--- START OF MATERIAL FOR THIS TASK ---
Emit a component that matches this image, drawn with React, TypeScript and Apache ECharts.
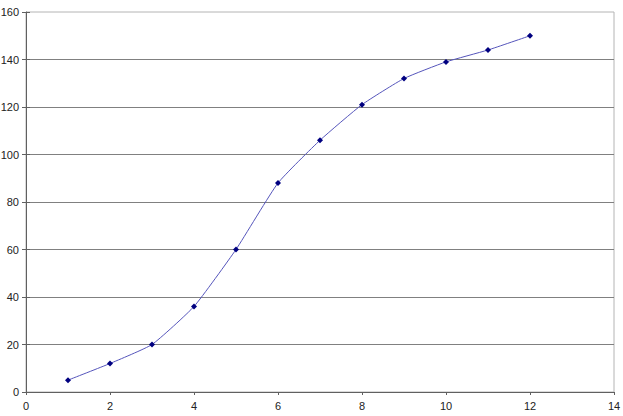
import React, { useEffect, useRef } from "react";
import * as echarts from "echarts";

const xValues = [1, 2, 3, 4, 5, 6, 7, 8, 9, 10, 11, 12];
const yValues = [5, 12, 20, 36, 60, 88, 106, 121, 132, 139, 144, 150];

export default function App() {
  const ref = useRef<HTMLDivElement>(null);
  useEffect(() => {
    if (!ref.current) return;
    const chart = echarts.init(ref.current, undefined, { renderer: "svg" });
    const labelStyle = { fontFamily: "Liberation Sans, Arial, sans-serif", fontSize: 11, color: "#222" };
    chart.setOption({
      animation: false,
      backgroundColor: "#fff",
      grid: {
        left: 26,
        top: 12,
        right: 9,
        bottom: 24,
        outerBoundsMode: "none",
        containLabel: false,
        show: true,
        borderColor: "#b4b4b4",
        borderWidth: 1,
        backgroundColor: "#fff",
      },
      xAxis: {
        type: "value",
        min: 0,
        max: 14,
        interval: 2,
        axisLine: { show: true, lineStyle: { color: "#606060", width: 1 } },
        axisTick: { show: true, length: 3, lineStyle: { color: "#606060" } },
        axisLabel: { ...labelStyle, margin: 8 },
        splitLine: { show: false },
      },
      yAxis: [
        {
          type: "value",
          min: 0,
          max: 160,
          interval: 20,
          axisLine: { show: true, lineStyle: { color: "#606060", width: 1 } },
          axisTick: { show: true, length: 4, lineStyle: { color: "#606060" } },
          axisLabel: { ...labelStyle, margin: 7 },
          splitLine: { show: true, showMaxLine: false, lineStyle: { color: "#808080", width: 1 } },
        },
        {
          type: "value",
          position: "left",
          min: 0,
          max: 160,
          interval: 20,
          axisLine: { show: false },
          axisTick: { show: true, inside: true, length: 4, lineStyle: { color: "#606060" } },
          axisLabel: { show: false },
          splitLine: { show: false },
        },
      ],
      series: [
        {
          type: "line",
          yAxisIndex: 0,
          data: xValues.map((x, i) => [x, yValues[i]]),
          smooth: 0.15,
          symbol: "diamond",
          symbolSize: 6,
          itemStyle: { color: "#000080" },
          lineStyle: { color: "#5555bb", width: 1 },
        },
      ],
    });
    return () => chart.dispose();
  }, []);
  return (
    <div
      ref={ref}
      style={{ position: "fixed", left: 0, top: 0, width: 623, height: 416, background: "#fff" }}
    />
  );
}
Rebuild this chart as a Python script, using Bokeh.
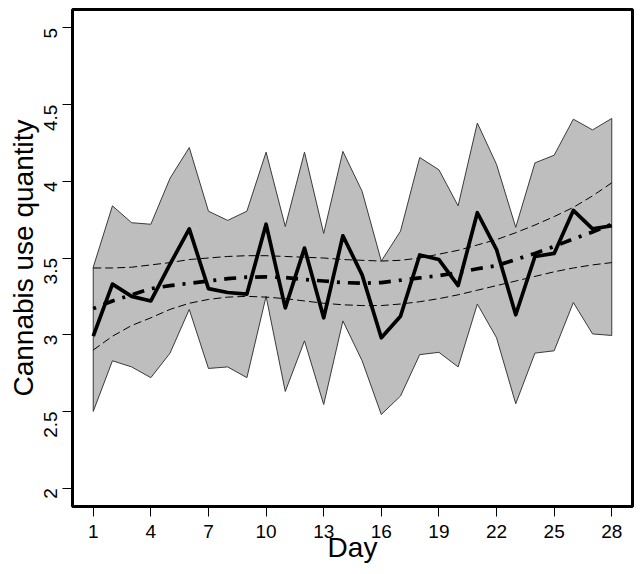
import math
from bokeh.plotting import figure
from bokeh.models import Range1d, FixedTicker
from bokeh.embed import file_html
from bokeh.resources import INLINE

days = list(range(1, 29))
mean_use = [2.99, 3.33, 3.25, 3.22, 3.46, 3.69, 3.30, 3.275, 3.265, 3.72, 3.175, 3.565, 3.11, 3.645,
            3.39, 2.98, 3.12, 3.52, 3.49, 3.32, 3.795, 3.555, 3.13, 3.51, 3.53, 3.81, 3.69, 3.71]
band_upper = [3.44, 3.84, 3.73, 3.72, 4.02, 4.22, 3.805, 3.745, 3.805, 4.19, 3.705, 4.19, 3.66, 4.195,
              3.935, 3.48, 3.675, 4.155, 4.075, 3.84, 4.38, 4.11, 3.70, 4.12, 4.17, 4.405, 4.335, 4.41]
band_lower = [2.50, 2.83, 2.79, 2.72, 2.88, 3.165, 2.78, 2.79, 2.72, 3.25, 2.63, 2.96, 2.545, 3.09,
              2.83, 2.48, 2.60, 2.87, 2.885, 2.79, 3.20, 2.98, 2.55, 2.88, 2.895, 3.21, 3.005, 2.995]
fit_line = [3.17, 3.22, 3.26, 3.30, 3.32, 3.335, 3.35, 3.365, 3.375, 3.377, 3.372, 3.36, 3.35, 3.34,
            3.335, 3.34, 3.355, 3.37, 3.385, 3.405, 3.43, 3.45, 3.49, 3.53, 3.575, 3.625, 3.67, 3.72]
ci_upper = [3.435, 3.435, 3.44, 3.455, 3.47, 3.49, 3.50, 3.51, 3.515, 3.515, 3.51, 3.505, 3.50, 3.49,
            3.485, 3.48, 3.485, 3.50, 3.525, 3.55, 3.585, 3.62, 3.665, 3.715, 3.77, 3.83, 3.905, 3.99]
ci_lower = [2.90, 2.99, 3.06, 3.11, 3.165, 3.205, 3.23, 3.245, 3.25, 3.245, 3.235, 3.22, 3.205, 3.195,
            3.19, 3.19, 3.20, 3.215, 3.235, 3.26, 3.29, 3.32, 3.35, 3.38, 3.41, 3.435, 3.455, 3.47]

x_ticks = [1, 4, 7, 10, 13, 16, 19, 22, 25, 28]
y_ticks = [2, 2.5, 3, 3.5, 4, 4.5, 5]
y_tick_labels = ["2", "2.5", "3", "3.5", "4", "4.5", "5"]
x_title = "Day"
y_title = "Cannabis use quantity"

FONT = "Liberation Sans"

p = figure(frame_width=560, frame_height=497, output_backend="svg", toolbar_location=None,
           x_range=Range1d(-0.08, 29.08), y_range=Range1d(1.88, 5.12),
           min_border_left=72, min_border_right=2, min_border_top=9, min_border_bottom=60)
p.background_fill_color = "white"
p.border_fill_color = "white"
p.outline_line_color = "black"
p.outline_line_width = 3
p.xgrid.visible = False
p.ygrid.visible = False

# band
p.patch(days + days[::-1], band_upper + band_lower[::-1], fill_color="#BEBEBE",
        line_color="#3a3a3a", line_width=1)
# CI lines
p.line(days, ci_upper, line_color="black", line_width=1, line_dash="8 4")
p.line(days, ci_lower, line_color="black", line_width=1, line_dash="8 4")
# observed mean
p.line(days, mean_use, line_color="black", line_width=3.7, line_join="round")
# fitted
p.line(days, fit_line, line_color="black", line_width=3.7, line_dash="3 8 12 8")

for ax in (p.xaxis[0], p.yaxis[0]):
    ax.axis_line_color = None
    ax.major_tick_line_color = "black"
    ax.major_tick_line_width = 1
    ax.major_tick_out = 10
    ax.major_tick_in = 0
    ax.minor_tick_line_color = None
    ax.major_label_text_font = FONT
    ax.major_label_text_font_size = "19px"
    ax.major_label_text_color = "black"
    ax.axis_label_text_font = FONT
    ax.axis_label_text_font_size = "28px"
    ax.axis_label_text_font_style = "normal"
    ax.axis_label_text_color = "black"

p.xaxis.ticker = FixedTicker(ticks=x_ticks)
p.yaxis.ticker = FixedTicker(ticks=y_ticks)
p.yaxis.major_label_overrides = {t: s for t, s in zip(y_ticks, y_tick_labels)}
p.yaxis.major_label_orientation = math.pi / 2
p.xaxis.axis_label = x_title
p.yaxis.axis_label = y_title
p.xaxis.major_label_standoff = 8
p.xaxis.axis_label_standoff = -9
p.yaxis.major_label_standoff = 12
p.yaxis.axis_label_standoff = -4

open("out.html", "w").write(file_html(p, INLINE))
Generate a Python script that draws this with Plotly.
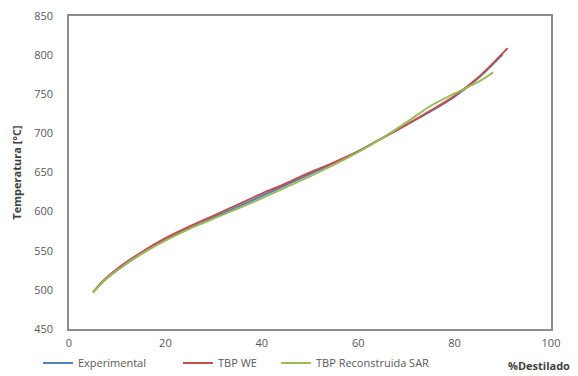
--- END OF MATERIAL FOR THIS TASK ---
*AIM*
Reproduce only the lines from the beginning of the data through the line that contains "139, 144, 150];", both included, and please drop the pictures.

*RIGHT ANSWER*
Emit a component that matches this image, drawn with React, TypeScript and Apache ECharts.
import React, { useEffect, useRef } from "react";
import * as echarts from "echarts";

const xValues = [1, 2, 3, 4, 5, 6, 7, 8, 9, 10, 11, 12];
const yValues = [5, 12, 20, 36, 60, 88, 106, 121, 132, 139, 144, 150];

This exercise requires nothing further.